MANILA -- Sapporo ramen specialist Shiroi Dachi formally opened the doors of its first branch at the Bonifacio Global City on Wednesday.
Shiroi Daichi clearly respects its Sapporo roots. Its name, from the Japanese words for “white earth,” is inspired from the snow festival the city is known for.
The restaurant was born during an ASEAN business meeting in Sapporo where Takashi Nishiyama, founder of ramen ingredients supplier Nishiyama Sei-men, served his ramen. In that meeting was Feliciano Torres, president of car parts manufacturing giant Yazaki Torres, who had a keen taste for quality Japanese food from his many trips abroad. After trying it out, Torres immediately met Nishiyama hatching plans to bring Sapporo ramen to the Philippines.

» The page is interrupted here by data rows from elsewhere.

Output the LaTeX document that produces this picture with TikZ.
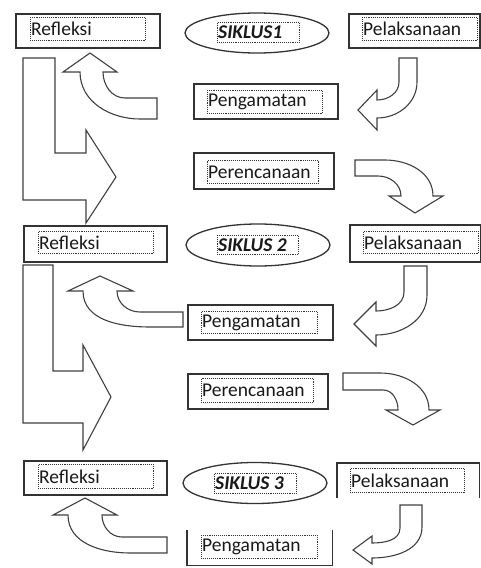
\documentclass[tikz,border=0pt]{standalone}
\usepackage{fontspec}
\setmainfont{Carlito}
\usetikzlibrary{shapes.geometric}
\begin{document}
\begin{tikzpicture}[x=1pt,y=-1pt,
  boxline/.style={draw=black!80, line width=1.5pt},
  box/.style={boxline, fill=white, inner sep=0pt, anchor=north west},
  hbox/.style={inner sep=0pt, anchor=north west},
  inbox/.style={draw=black!80, densely dotted, line width=0.9pt, inner sep=0pt, anchor=north west},
  oval/.style={ellipse, draw=black!80, line width=1.3pt, fill=white, inner sep=0pt},
  arr/.style={draw=black!75, line width=1.1pt, fill=white, line join=miter},
  lbl/.style={font=\fontsize{19.5}{22}\selectfont, inner sep=1pt, anchor=west, text=black!90},
  cyc/.style={font=\fontsize{19.5}{22}\selectfont\bfseries\itshape, inner sep=1pt, anchor=west, text=black!90}]
\useasboundingbox (0,0) rectangle (481,568);

% ---------- block arrows ----------
% big L arrows
\draw[arr] (23,58) -- (55,58) -- (55,153) -- (86,153) -- (86,130) -- (116,177) -- (86,223) -- (86,200) -- (23,200) -- cycle;
\draw[arr] (23,265) -- (53,265) -- (53,371) -- (83,371) -- (83,345) -- (111,397) -- (83,450) -- (83,423) -- (23,423) -- cycle;
% curved up arrows
\draw[arr] (90,53) -- (117,72) -- (103,72) to[out=-90,in=180] (125,98) -- (157,98) -- (157,119) -- (140,119) to[out=180,in=-90] (80,72) -- (63,72) -- cycle;
\draw[arr] (100,276) -- (133,291) -- (117,291) to[out=-90,in=180] (140,312) -- (183,312) -- (183,327) -- (150,327) to[out=180,in=-90] (83,291) -- (68,291) -- cycle;
\draw[arr] (85,498) -- (117,515) -- (102,515) to[out=-90,in=180] (122,537) -- (167,537) -- (167,553) -- (130,553) to[out=180,in=-90] (68,515) -- (53,515) -- cycle;
% down-left arrows
\draw[arr] (399,58) -- (417,58) -- (417,82) to[out=-90,in=0] (377,118) -- (377,130) -- (358,110) -- (377,90) -- (377,100) to[out=0,in=-90] (399,82) -- cycle;
\draw[arr] (404,266) -- (427,266) -- (427,295) to[out=-90,in=0] (376,335) -- (376,346) -- (354,324) -- (376,302) -- (376,311) to[out=0,in=-90] (404,292) -- cycle;
\draw[arr] (400,505) -- (422,505) -- (422,527) to[out=-90,in=0] (372,558) -- (372,564) -- (353,550) -- (372,536) -- (372,543) to[out=0,in=-90] (400,528) -- cycle;
% right-down arrows
\draw[arr] (355,160) -- (385,160) to[out=0,in=90] (433,196) -- (443,196) -- (415,213) -- (389,196) -- (401,196) to[out=90,in=0] (378,176) -- (355,176) -- cycle;
\draw[arr] (343,373) -- (380,373) to[out=0,in=90] (429,410) -- (440,410) -- (413,425) -- (386,410) -- (398,410) to[out=90,in=0] (383,390) -- (343,390) -- cycle;

% ---------- cycle 1 ----------
\node[box, minimum width=144pt, minimum height=34pt] (r1) at (15,13) {};
\node[inbox, minimum width=115pt, minimum height=23pt] (r1i) at (30,17) {};
\node[lbl] at (r1i.west) {Refleksi};
\node[oval, minimum width=144pt, minimum height=40pt] (s1) at (257,33) {};
\node[inbox, minimum width=82pt, minimum height=20pt] (s1i) at (217,22) {};
\node[cyc] at (s1i.west) {SIKLUS1};
\node[box, minimum width=131pt, minimum height=34pt] (p1) at (348,13) {};
\node[inbox, minimum width=115pt, minimum height=23pt] (p1i) at (362,17) {};
\node[lbl] at (p1i.west) {Pelaksanaan};
\node[box, minimum width=144pt, minimum height=35pt] (g1) at (193,83) {};
\node[inbox, minimum width=115pt, minimum height=23pt] (g1i) at (207,90) {};
\node[lbl] at (g1i.west) {Pengamatan};
\node[box, minimum width=140pt, minimum height=36pt] (c1) at (193,152) {};
\node[inbox, minimum width=111pt, minimum height=23pt] (c1i) at (207,160) {};
\node[lbl] at (c1i.west) {Perencanaan};

% ---------- cycle 2 ----------
\node[box, minimum width=143pt, minimum height=36pt] (r2) at (23,225) {};
\node[inbox, minimum width=115pt, minimum height=22pt] (r2i) at (38,231) {};
\node[lbl] at (r2i.west) {Refleksi};
\node[oval, minimum width=144pt, minimum height=42pt] (s2) at (258,245) {};
\node[inbox, minimum width=81pt, minimum height=19pt] (s2i) at (217,235) {};
\node[cyc] at (s2i.west) {SIKLUS 2};
\node[box, minimum width=131pt, minimum height=37pt] (p2) at (349,224) {};
\node[inbox, minimum width=115pt, minimum height=22pt] (p2i) at (363,231) {};
\node[lbl] at (p2i.west) {Pelaksanaan};
\node[box, minimum width=145pt, minimum height=35pt] (g2) at (187,304) {};
\node[inbox, minimum width=116pt, minimum height=22pt] (g2i) at (201,311) {};
\node[lbl] at (g2i.west) {Pengamatan};
\node[box, minimum width=140pt, minimum height=35pt] (c2) at (187,373) {};
\node[inbox, minimum width=112pt, minimum height=24pt] (c2i) at (201,378) {};
\node[lbl] at (c2i.west) {Perencanaan};

% ---------- cycle 3 ----------
\node[box, minimum width=143pt, minimum height=34pt] (r3) at (23,460) {};
\node[inbox, minimum width=115pt, minimum height=24pt] (r3i) at (38,464) {};
\node[lbl] at (r3i.west) {Refleksi};
\node[oval, minimum width=144pt, minimum height=41pt] (s3) at (255,483) {};
\node[inbox, minimum width=82pt, minimum height=20pt] (s3i) at (214,473) {};
\node[cyc] at (s3i.west) {SIKLUS 3};
\node[hbox, minimum width=142pt, minimum height=35pt] (p3) at (337,463) {};
\draw[boxline] (p3.south west) -- (p3.north west) -- (p3.north east) -- (p3.south east);
\node[inbox, minimum width=114pt, minimum height=24pt] (p3i) at (350,468) {};
\node[lbl] at (p3i.west) {Pelaksanaan};
\node[hbox, minimum width=145pt, minimum height=35pt] (g3) at (187,530) {};
\draw[boxline] (g3.north west) -- (g3.south west) -- (g3.south east) -- (g3.north east);
\node[inbox, minimum width=116pt, minimum height=23pt] (g3i) at (201,535) {};
\node[lbl] at (g3i.west) {Pengamatan};
\end{tikzpicture}
\end{document}
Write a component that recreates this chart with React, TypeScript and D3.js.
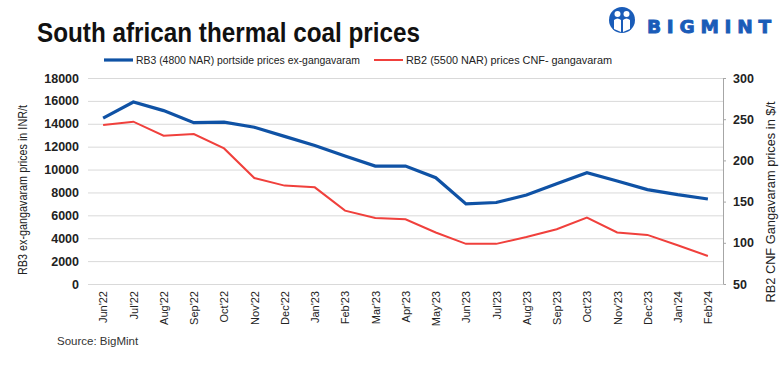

Everything Shiroi Daichi uses in their ramen -- from their oils to the soup base to the noodles -- are supplied by Nishiyama. In fact, Shiroi Daichi is the first and only restaurant in Philippines supplied by Nishiyama.
“Our pleasure to serve you comes from not only from our ability to bring the taste of meat-based Sapporo-style noodles, but also authentic meatless vegetable ramen that caters to more ethically conscious foodies not yet offered anywhere else in Manila,” said Torres’s grandson, James Torres, who serves as chief operating officer and executive chef of Shiroi Daichi.
There is a distinctly clean Japanese feel to the restaurant. A mural adorns one wall and origami cranes are scattered all throughout the interiors. On one side is a bar that serves Sapporo beer and sake all day. There is what looks like a communal table up in front thoughtfully installed with power outlets if you need to power up your gadgets while enjoying your food.
While the majority of ramen houses in the Philippines specialize in the rich hakata-style ramen with either a paitan (chicken) or tonkotsu (pork) base, Shiroi Dachi goes another direction. Sapporo-style ramen is distinctly lighter than the usual getting the majority of its flavors from vegetables. There is still a bit of pork and chicken in the broth though, so it cannot be considered vegetarian. The result is broth that strikes the balance between too rich and too thin and is healthier than others that are purely meat-based.
Another difference is that the noodles used are curly. They are yellowish compared to other noodles because they add eggs to the mixture. The result is noodles that can remain firm even after soaking broth after some time.
When ordering, you first decide whether you want a ramen with meat or with vegetables. Then you choose from either shio (salt), shoyu (soy-based), or miso.
The shio with vegetables option is surprisingly tasty. The lightness of the shio allows the individual vegetable’s flavors to shine through. Adding asparagus, onions, leeks, bamboo shoots, carrots, and corn makes for a healthy bowl of ramen.
Shiroi Dachi also has special bowls like the Sesame Miso Ramen and the Butter Miso Ramen. For those who want a richer bowl of ramen, the Butter Miso Ramen is really thick with the saltiness of the butter mingling with the corn.
It’s interesting to note that Shiroi Dachi has yakisoba (fried ramen), tsukemen (dipping noodles), and mazemen (dry ramen) in the menu. They all use the same Nishiyama curly noodles and the firm texture works an all the the variants.
While ramen is the star at Shiroi Dachi, the menu is packed with Nihongo favorites. Appetizers include edamame, kushiyaki, gyoza, and kara-age. The wagyu cubes skewers are a standout being sweet, umami and tender to the bite.
While Shiroi Dachi does not have desserts on the menu, they do have coffee brewed from Sultan Kudarat beans. Torres said his Japanese guests enjoy these as they have a similar flavor profile they have back home. It’s no wonder because the Paradigm medium roast coffee does have a sweet citrusy note somewhat similar to yuzu.
Shiroi Dachi serves up a different ramen experience. If you find it difficult to finish a whole bowl of ramen in other ramen joints because of the thick rich broth, the Sapporo ramen may be to your liking.
Shiroi Daichi is located at ground floor of the Twenty-Five Seven Building on the corner of 7th Avenue and 25th Avenue at the Bonifacio Global City. Restaurant hours are from 11 a.m. to 10 p.m.